O filme gira em torno da personagem-título, uma jovem campesina cuja família não é dotada de grandes riquezas materiais. Ainda que seja protegida pela ama Sido (Fiona Shaw), a qual acredita que ela deve se casar por amor e com alguém de respeito, ela sabe que deve encontrar alguém que eleve seu nível social, mas acaba por se envolver com o crítico e escritor Willy (Dominic West), um dos solteiros mais cobiçados de toda a Paris. A união indesejada faz com que ele perca sua herança e que Gabrielle (Knightley), seu nome de batismo, seja malvista nos lugares que passa a frequentar – festas, eventos beneficentes e óperas -, sendo considerada uma oportunista. Além disso, as coisas não vão financeiramente muito bem, visto que Willy não tem uma publicação com boas vendas há algum tempo e Gabrielle só consegue ajudá-lo na transcrição de cartas. 

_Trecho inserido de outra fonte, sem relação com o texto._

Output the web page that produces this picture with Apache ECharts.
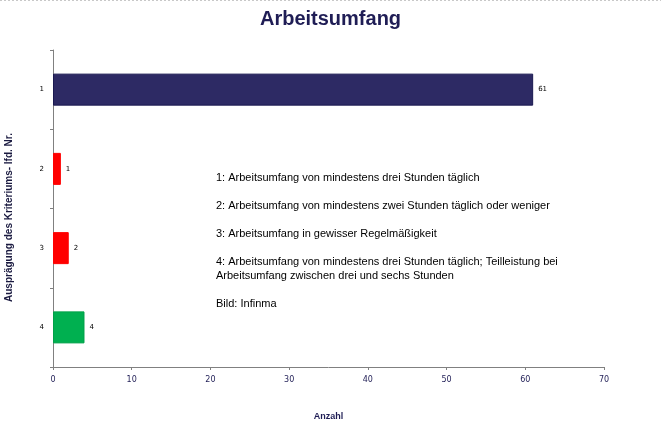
<!DOCTYPE html>
<html><head><meta charset="utf-8">
<script src="https://cdn.jsdelivr.net/npm/echarts@6/dist/echarts.min.js"></script>
<style>html,body{margin:0;padding:0;background:#fff}#c{width:661px;height:426px}</style>
</head><body><div id="c"></div>
<script>
const titleText = 'Arbeitsumfang';
const categories = ['1', '2', '3', '4'];
const values = [61, 1, 2, 4];
const barColors = ['#2d2a64', '#ff0000', '#ff0000', '#00b050'];
const borderColors = ['#1a1850', '#ff0000', '#ff0000', '#00a048'];
const xTicks = [0, 10, 20, 30, 40, 50, 60, 70];
const noteLines = [
  '1: Arbeitsumfang von mindestens drei Stunden täglich',
  '2: Arbeitsumfang von mindestens zwei Stunden täglich oder weniger',
  '3: Arbeitsumfang in gewisser Regelmäßigkeit',
  '4: Arbeitsumfang von mindestens drei Stunden täglich; Teilleistung bei\nArbeitsumfang zwischen drei und sechs Stunden',
  'Bild: Infinma'
];
const noteY = [171, 199, 227, 255, 297];

const chart = echarts.init(document.getElementById('c'));
chart.setOption({
  animation: false,
  title: {
    text: titleText, left: 'center', top: 4,
    textStyle: { fontFamily: 'Liberation Sans, Arial', fontSize: 20, fontWeight: 'bold', color: '#1f1d55' }
  },
  graphic: [{
    type: 'line', shape: { x1: 0, y1: 0.5, x2: 661, y2: 0.5 },
    style: { stroke: '#c8c8c8', lineWidth: 1, lineDash: [2, 2] }
  }].concat(noteLines.map((t, i) => ({
    type: 'text', left: 216, top: noteY[i],
    style: { text: t, fontFamily: 'Liberation Sans, Arial', fontSize: 11, lineHeight: 14, fill: '#000' }
  }))),
  grid: { left: 53, right: 57, top: 50, bottom: 59, containLabel: false, outerBoundsMode: 'none' },
  xAxis: {
    type: 'value', min: 0, max: 70, interval: 10,
    name: 'Anzahl', nameLocation: 'middle', nameGap: 45,
    nameTextStyle: { fontFamily: 'Liberation Sans, Arial', fontSize: 9, fontWeight: 'bold', color: '#1f1d55' },
    axisLine: { show: true, lineStyle: { color: '#808080', width: 1 } },
    axisTick: { show: true, length: 3, lineStyle: { color: '#808080' } },
    axisLabel: { fontFamily: 'DejaVu Sans', fontSize: 8, color: '#1f1d55', margin: 9,
      formatter: v => xTicks.includes(v) ? String(v) : '' },
    splitLine: { show: false }
  },
  yAxis: {
    type: 'category', data: categories, inverse: true,
    name: 'Ausprägung des Kriteriums- lfd. Nr.', nameLocation: 'middle', nameGap: 39, nameRotate: 90,
    nameTextStyle: { fontFamily: 'Liberation Sans, Arial', fontSize: 10, fontWeight: 'bold', color: '#1a1a40', padding: [0, 18, 0, 0] },
    axisLine: { show: true, lineStyle: { color: '#808080', width: 1 } },
    axisTick: { show: true, length: 3, lineStyle: { color: '#808080' } },
    axisLabel: { fontFamily: 'DejaVu Sans', fontSize: 7, color: '#000', margin: 9 },
    splitLine: { show: false }
  },
  series: [{
    type: 'bar',
    barWidth: 32,
    data: values.map((v, i) => ({ value: v, itemStyle: { color: barColors[i], borderColor: borderColors[i], borderWidth: 1 } })),
    label: { show: true, position: 'right', distance: 5, fontFamily: 'DejaVu Sans', fontSize: 7, color: '#000' }
  }]
});
</script></body></html>
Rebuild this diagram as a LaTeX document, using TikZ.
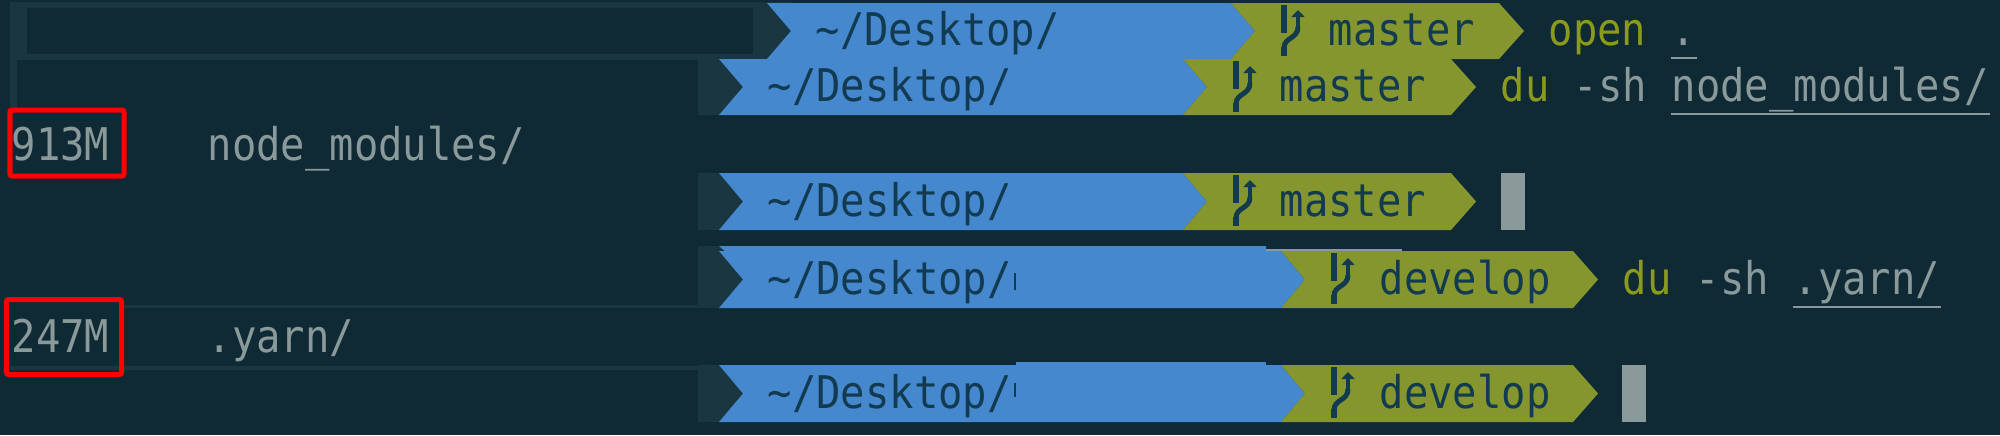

Acontece que o autor na verdade não é responsável pela criação das suas narrativas, contratando escritores-fantasmas que poderão terminar em tempo recorde suas brutas ideias. Eventualmente, ele descobre que pode usar as incríveis habilidades imaginativas de sua agora esposa para aumentar a renda e recuperar sua reputação nos inúmeros círculos sociais do qual faz parte. E assim, Gabrielle cria inúmeras aventuras envolvendo a personagem Claudine, que na verdade é uma extensão de si própria e de suas memórias de infância. Ainda que saiba que não terá seu nome publicado – afinal, mulheres no mercado literário não eram bem-vistas na Europa da belle époque -, ela adota o pseudônimo de Colette, desejando assim ser chamada por todos os seus amigos e inclusive por seu marido.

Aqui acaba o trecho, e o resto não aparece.